Different primary antibodies with different constant regions are typically generated by raising the antibody in different species. For example, a researcher might create primary antibodies in a goat that recognize several antigens, and then employ dye-coupled rabbit secondary antibodies that recognize the goat antibody constant region ("rabbit anti-goat" antibodies). The researcher may then create a second set of primary antibodies in a mouse that could be recognized by a separate "donkey anti-mouse" secondary antibody. This allows re-use of the difficult-to-make dye-coupled antibodies in multiple experiments.
Limitations
As with most fluorescence techniques, a significant problem with immunofluorescence is photobleaching. Loss of activity caused by photobleaching can be controlled by reducing or limitation the intensity or time-span of light exposure, by increasing the concentration of fluorophores, or by employing more robust fluorophores that are less prone to bleaching (e.g., Alexa Fluors, Seta Fluors, or DyLight Fluors). Some problems that may arise from this technique include autofluorescence, extraneous undesired specific fluorescence, and nonspecific fluorescence. Autofluorescence includes fluorescence emitted from the sample tissue or cell itself. Extraneous undesired specific fluorescence occurs when a targeted antigen is impure and contains antigenic contaminants. Nonspecific fluorescence involves the loss of a probe's specificity due to fluorophore, from improper fixation, or from a dried out specimen.
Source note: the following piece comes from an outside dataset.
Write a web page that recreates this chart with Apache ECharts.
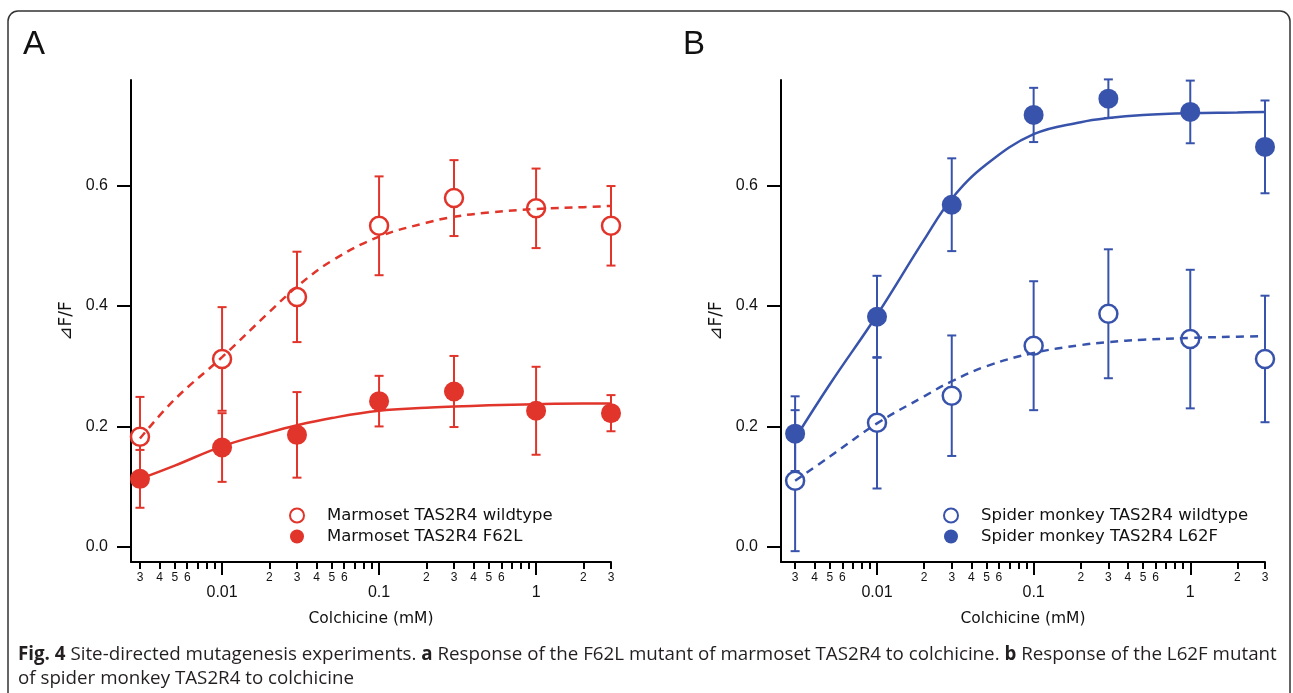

Immunofluorescence is only limited to fixed (i.e., dead) cells when structures within the cell are to be visualized because antibodies do not penetrate the cell membrane when reacting with fluorescent labels and antigenic material must be fixed firmly on the site of its natural localization inside the cell. Intact antibodies can also be too large to dye cancer cells in vivo. Their size results in slow tumor penetration and long circulating half-life. Research has been done investigating the use of diabodies to get around this limitation. Proteins in the supernatant or on the outside of the cell membrane can be bound by the antibodies; this allows for living cells to be stained. Depending on the fixative that is being used, proteins of interest might become cross-linked and this could result in either false positive or false negative signals due to non-specific binding.
An alternative approach is using recombinant proteins containing fluorescent protein domains, e.g., green fluorescent protein (GFP). Use of such "tagged" proteins allows determination of their localization in live cells. Even though this seems to be an elegant alternative to immunofluorescence, the cells have to be transfected or transduced with the GFP-tag, and as a consequence they become at least S1 or above organisms that require stricter security standards in a laboratory.
Advances in Immunofluorescence
Many improvements to this method lie in the improvement of fluorescent microscopes and fluorophores. Super-resolution methods generally refer to a microscope's ability to produce resolution below the Abbe limit (a limit placed on light due to its wavelength). Super-resolution in fluorescence, more specifically, refers to the ability of a microscope to prevent the simultaneous fluorescence of adjacent spectrally identical fluorophores. A main example of a super-resolution fluorescent microscope method is called Stimulated Emission Depletion, otherwise known as STED.